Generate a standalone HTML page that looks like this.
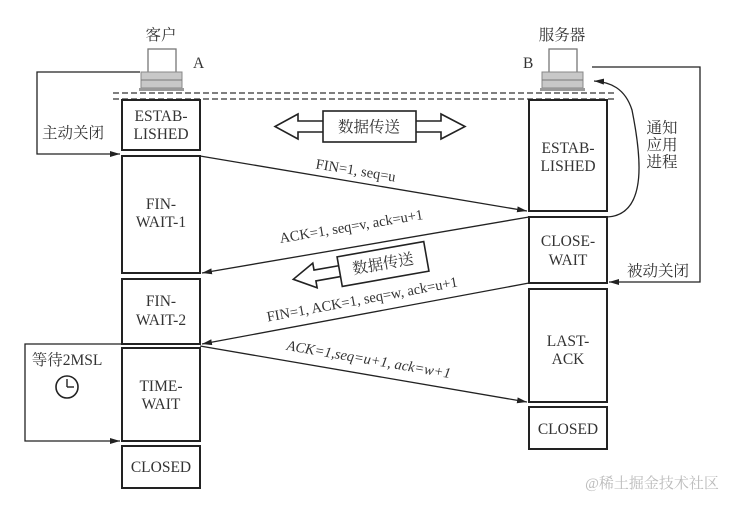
<!DOCTYPE html>
<html><head><meta charset="utf-8"><style>
html,body{margin:0;padding:0;background:#fff;}
svg{display:block;}
text{font-family:"Liberation Serif","Noto Serif CJK SC",serif;fill:#333;}
.cj{font-family:"Liberation Serif","Noto Serif CJK SC","Noto Sans CJK SC",serif;}
</style></head><body>
<svg width="738" height="506" viewBox="0 0 738 506" xmlns="http://www.w3.org/2000/svg">
<defs>
<marker id="ah" markerWidth="10" markerHeight="6" refX="10" refY="3" orient="auto" markerUnits="userSpaceOnUse">
<path d="M0,0 L10,3 L0,6 Z" fill="#222"/></marker>
</defs>
<g stroke="#333" fill="none">
<line x1="113" y1="93" x2="616" y2="93" stroke-dasharray="6,3" stroke-width="1.3"/>
<line x1="113" y1="99" x2="616" y2="99" stroke-dasharray="6,3" stroke-width="1.3"/>
<g stroke-width="2" stroke="#222">
<rect x="122" y="100" width="78" height="50"/>
<rect x="122" y="156" width="78" height="117"/>
<rect x="122" y="279" width="78" height="65"/>
<rect x="122" y="348" width="78" height="93"/>
<rect x="122" y="446" width="78" height="42"/>
<rect x="529" y="100" width="78" height="111"/>
<rect x="529" y="217" width="78" height="66"/>
<rect x="529" y="289" width="78" height="113"/>
<rect x="529" y="407" width="78" height="42"/>
</g>
<g stroke-width="1.3" stroke="#222">
<line x1="200" y1="156" x2="527" y2="211" marker-end="url(#ah)"/>
<line x1="529" y1="217" x2="202" y2="273" marker-end="url(#ah)"/>
<line x1="529" y1="283" x2="202" y2="344" marker-end="url(#ah)"/>
<line x1="200" y1="346" x2="527" y2="402" marker-end="url(#ah)"/>
<polyline points="140,72 37,72 37,154 120,154" marker-end="url(#ah)"/>
<polyline points="592,67 700,67 700,282 609,282" marker-end="url(#ah)"/>
<polyline points="200,344 25,344 25,441 120,441" marker-end="url(#ah)"/>
<path d="M607,217 C650,215 640,150 632,110 C625,88 610,82 594,81" marker-end="url(#ah)"/>
</g>
<g stroke-width="1.6" stroke="#222">
<rect x="323" y="111" width="93" height="31" fill="#fff"/>
<path d="M323,121 L298,121 L298,114 L275,126.5 L298,139 L298,132 L323,132"/>
<path d="M416,121 L441,121 L441,114 L465,126.5 L441,139 L441,132 L416,132"/>
<g transform="rotate(-10 383 264)">
<rect x="339" y="249" width="88" height="30" fill="#fff"/>
<path d="M339,258 L314,258 L314,251 L292,263.5 L314,276 L314,269 L339,269"/>
</g>
</g>
<circle cx="67" cy="387" r="11" stroke="#222" stroke-width="1.6"/>
<line x1="67" y1="387" x2="67" y2="379" stroke="#222" stroke-width="1.4"/>
<line x1="67" y1="387" x2="74" y2="387" stroke="#222" stroke-width="1.4"/>
</g>
<g>
<rect x="148" y="49" width="28" height="24" fill="#fff" stroke="#777" stroke-width="1.3"/>
<rect x="141" y="72" width="41" height="16" fill="#c8c8c8" stroke="#888"/>
<line x1="141" y1="80" x2="182" y2="80" stroke="#777"/>
<rect x="139" y="88" width="45" height="3" fill="#999"/>
<rect x="549" y="49" width="28" height="24" fill="#fff" stroke="#777" stroke-width="1.3"/>
<rect x="542" y="72" width="41" height="16" fill="#c8c8c8" stroke="#888"/>
<line x1="542" y1="80" x2="583" y2="80" stroke="#777"/>
<rect x="540" y="88" width="45" height="3" fill="#999"/>
</g>
<g font-size="15.5" text-anchor="middle">
<text x="161" y="40" class="cj">客户</text>
<text x="562" y="40" class="cj">服务器</text>
<text x="193" y="68" text-anchor="start">A</text>
<text x="523" y="68" text-anchor="start">B</text>
<text x="161" y="121">ESTAB-</text>
<text x="161" y="139">LISHED</text>
<text x="161" y="209">FIN-</text>
<text x="161" y="227">WAIT-1</text>
<text x="161" y="306">FIN-</text>
<text x="161" y="325">WAIT-2</text>
<text x="161" y="391">TIME-</text>
<text x="161" y="409">WAIT</text>
<text x="161" y="472">CLOSED</text>
<text x="568" y="153">ESTAB-</text>
<text x="568" y="171">LISHED</text>
<text x="568" y="246">CLOSE-</text>
<text x="568" y="265">WAIT</text>
<text x="568" y="346">LAST-</text>
<text x="568" y="364">ACK</text>
<text x="568" y="434">CLOSED</text>
<text x="369" y="132" class="cj">数据传送</text>
<text x="383" y="269" class="cj" transform="rotate(-10 383 264)">数据传送</text>
<text x="73" y="138" class="cj">主动关闭</text>
<text x="658" y="276" class="cj">被动关闭</text>
<text x="67" y="365" class="cj">等待2MSL</text>
<text x="662" y="133" class="cj">通知</text>
<text x="662" y="150" class="cj">应用</text>
<text x="662" y="167" class="cj">进程</text>
</g>
<g font-size="14.5" text-anchor="middle">
<text x="355" y="175" transform="rotate(9.5 355 175)">FIN=1, seq=u</text>
<text x="352" y="231" transform="rotate(-9.5 352 231)">ACK=1, seq=v, ack=u+1</text>
<text x="363" y="304" transform="rotate(-10.5 363 304)">FIN=1, ACK=1, seq=w, ack=u+1</text>
<text x="368" y="364" transform="rotate(9.8 368 364)" font-style="italic">ACK=1,seq=u+1, ack=w+1</text>
</g>
<text x="652" y="488" font-size="15" text-anchor="middle" style="fill:#bbb" class="cj">@稀土掘金技术社区</text>
</svg>
</body></html>
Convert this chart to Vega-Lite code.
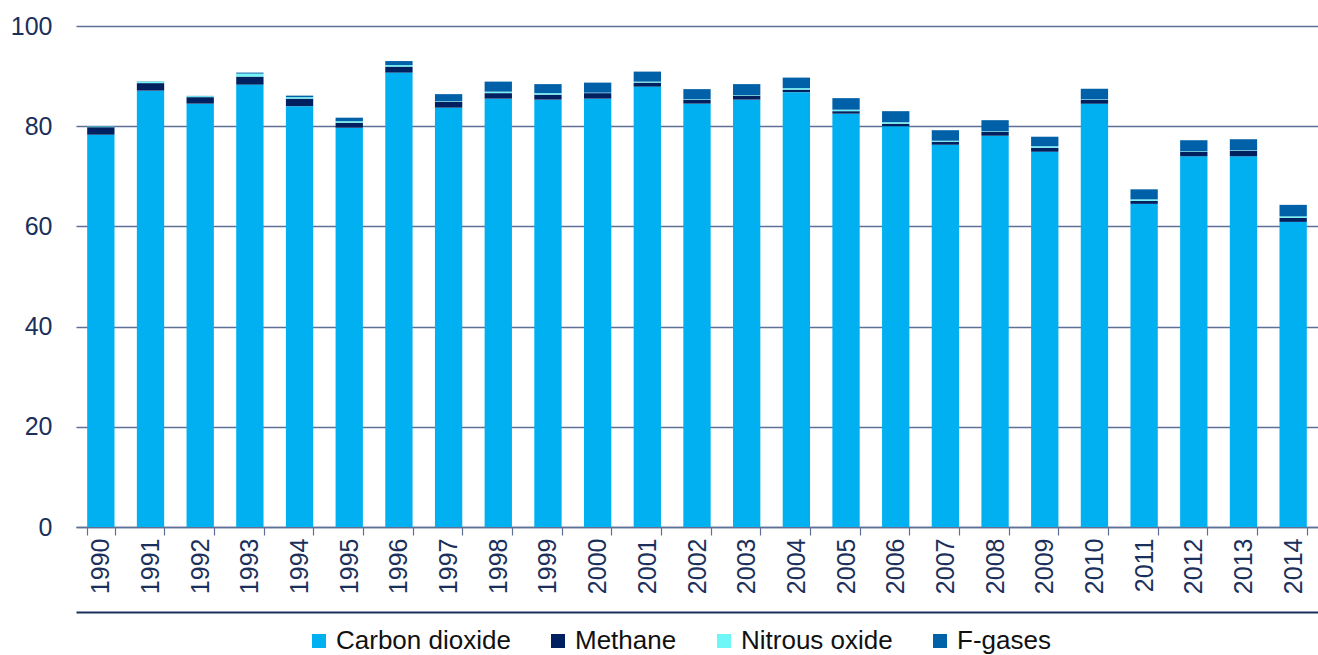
_ _ _
Written problem: Set the data above down again exactly as given, with no pictures.

Written reply:
Generate a standalone HTML page that looks like this.
<!DOCTYPE html>
<html><head><meta charset="utf-8"><style>
html,body{margin:0;padding:0;background:#fff;}
svg{display:block;}
text{font-family:"Liberation Serif","Noto Serif CJK SC",serif;fill:#333;}
.cj{font-family:"Liberation Serif","Noto Serif CJK SC","Noto Sans CJK SC",serif;}
</style></head><body>
<svg width="738" height="506" viewBox="0 0 738 506" xmlns="http://www.w3.org/2000/svg">
<defs>
<marker id="ah" markerWidth="10" markerHeight="6" refX="10" refY="3" orient="auto" markerUnits="userSpaceOnUse">
<path d="M0,0 L10,3 L0,6 Z" fill="#222"/></marker>
</defs>
<g stroke="#333" fill="none">
<line x1="113" y1="93" x2="616" y2="93" stroke-dasharray="6,3" stroke-width="1.3"/>
<line x1="113" y1="99" x2="616" y2="99" stroke-dasharray="6,3" stroke-width="1.3"/>
<g stroke-width="2" stroke="#222">
<rect x="122" y="100" width="78" height="50"/>
<rect x="122" y="156" width="78" height="117"/>
<rect x="122" y="279" width="78" height="65"/>
<rect x="122" y="348" width="78" height="93"/>
<rect x="122" y="446" width="78" height="42"/>
<rect x="529" y="100" width="78" height="111"/>
<rect x="529" y="217" width="78" height="66"/>
<rect x="529" y="289" width="78" height="113"/>
<rect x="529" y="407" width="78" height="42"/>
</g>
<g stroke-width="1.3" stroke="#222">
<line x1="200" y1="156" x2="527" y2="211" marker-end="url(#ah)"/>
<line x1="529" y1="217" x2="202" y2="273" marker-end="url(#ah)"/>
<line x1="529" y1="283" x2="202" y2="344" marker-end="url(#ah)"/>
<line x1="200" y1="346" x2="527" y2="402" marker-end="url(#ah)"/>
<polyline points="140,72 37,72 37,154 120,154" marker-end="url(#ah)"/>
<polyline points="592,67 700,67 700,282 609,282" marker-end="url(#ah)"/>
<polyline points="200,344 25,344 25,441 120,441" marker-end="url(#ah)"/>
<path d="M607,217 C650,215 640,150 632,110 C625,88 610,82 594,81" marker-end="url(#ah)"/>
</g>
<g stroke-width="1.6" stroke="#222">
<rect x="323" y="111" width="93" height="31" fill="#fff"/>
<path d="M323,121 L298,121 L298,114 L275,126.5 L298,139 L298,132 L323,132"/>
<path d="M416,121 L441,121 L441,114 L465,126.5 L441,139 L441,132 L416,132"/>
<g transform="rotate(-10 383 264)">
<rect x="339" y="249" width="88" height="30" fill="#fff"/>
<path d="M339,258 L314,258 L314,251 L292,263.5 L314,276 L314,269 L339,269"/>
</g>
</g>
<circle cx="67" cy="387" r="11" stroke="#222" stroke-width="1.6"/>
<line x1="67" y1="387" x2="67" y2="379" stroke="#222" stroke-width="1.4"/>
<line x1="67" y1="387" x2="74" y2="387" stroke="#222" stroke-width="1.4"/>
</g>
<g>
<rect x="148" y="49" width="28" height="24" fill="#fff" stroke="#777" stroke-width="1.3"/>
<rect x="141" y="72" width="41" height="16" fill="#c8c8c8" stroke="#888"/>
<line x1="141" y1="80" x2="182" y2="80" stroke="#777"/>
<rect x="139" y="88" width="45" height="3" fill="#999"/>
<rect x="549" y="49" width="28" height="24" fill="#fff" stroke="#777" stroke-width="1.3"/>
<rect x="542" y="72" width="41" height="16" fill="#c8c8c8" stroke="#888"/>
<line x1="542" y1="80" x2="583" y2="80" stroke="#777"/>
<rect x="540" y="88" width="45" height="3" fill="#999"/>
</g>
<g font-size="15.5" text-anchor="middle">
<text x="161" y="40" class="cj">客户</text>
<text x="562" y="40" class="cj">服务器</text>
<text x="193" y="68" text-anchor="start">A</text>
<text x="523" y="68" text-anchor="start">B</text>
<text x="161" y="121">ESTAB-</text>
<text x="161" y="139">LISHED</text>
<text x="161" y="209">FIN-</text>
<text x="161" y="227">WAIT-1</text>
<text x="161" y="306">FIN-</text>
<text x="161" y="325">WAIT-2</text>
<text x="161" y="391">TIME-</text>
<text x="161" y="409">WAIT</text>
<text x="161" y="472">CLOSED</text>
<text x="568" y="153">ESTAB-</text>
<text x="568" y="171">LISHED</text>
<text x="568" y="246">CLOSE-</text>
<text x="568" y="265">WAIT</text>
<text x="568" y="346">LAST-</text>
<text x="568" y="364">ACK</text>
<text x="568" y="434">CLOSED</text>
<text x="369" y="132" class="cj">数据传送</text>
<text x="383" y="269" class="cj" transform="rotate(-10 383 264)">数据传送</text>
<text x="73" y="138" class="cj">主动关闭</text>
<text x="658" y="276" class="cj">被动关闭</text>
<text x="67" y="365" class="cj">等待2MSL</text>
<text x="662" y="133" class="cj">通知</text>
<text x="662" y="150" class="cj">应用</text>
<text x="662" y="167" class="cj">进程</text>
</g>
<g font-size="14.5" text-anchor="middle">
<text x="355" y="175" transform="rotate(9.5 355 175)">FIN=1, seq=u</text>
<text x="352" y="231" transform="rotate(-9.5 352 231)">ACK=1, seq=v, ack=u+1</text>
<text x="363" y="304" transform="rotate(-10.5 363 304)">FIN=1, ACK=1, seq=w, ack=u+1</text>
<text x="368" y="364" transform="rotate(9.8 368 364)" font-style="italic">ACK=1,seq=u+1, ack=w+1</text>
</g>
<text x="652" y="488" font-size="15" text-anchor="middle" style="fill:#bbb" class="cj">@稀土掘金技术社区</text>
</svg>
</body></html>
Convert this chart to Vega-Lite code.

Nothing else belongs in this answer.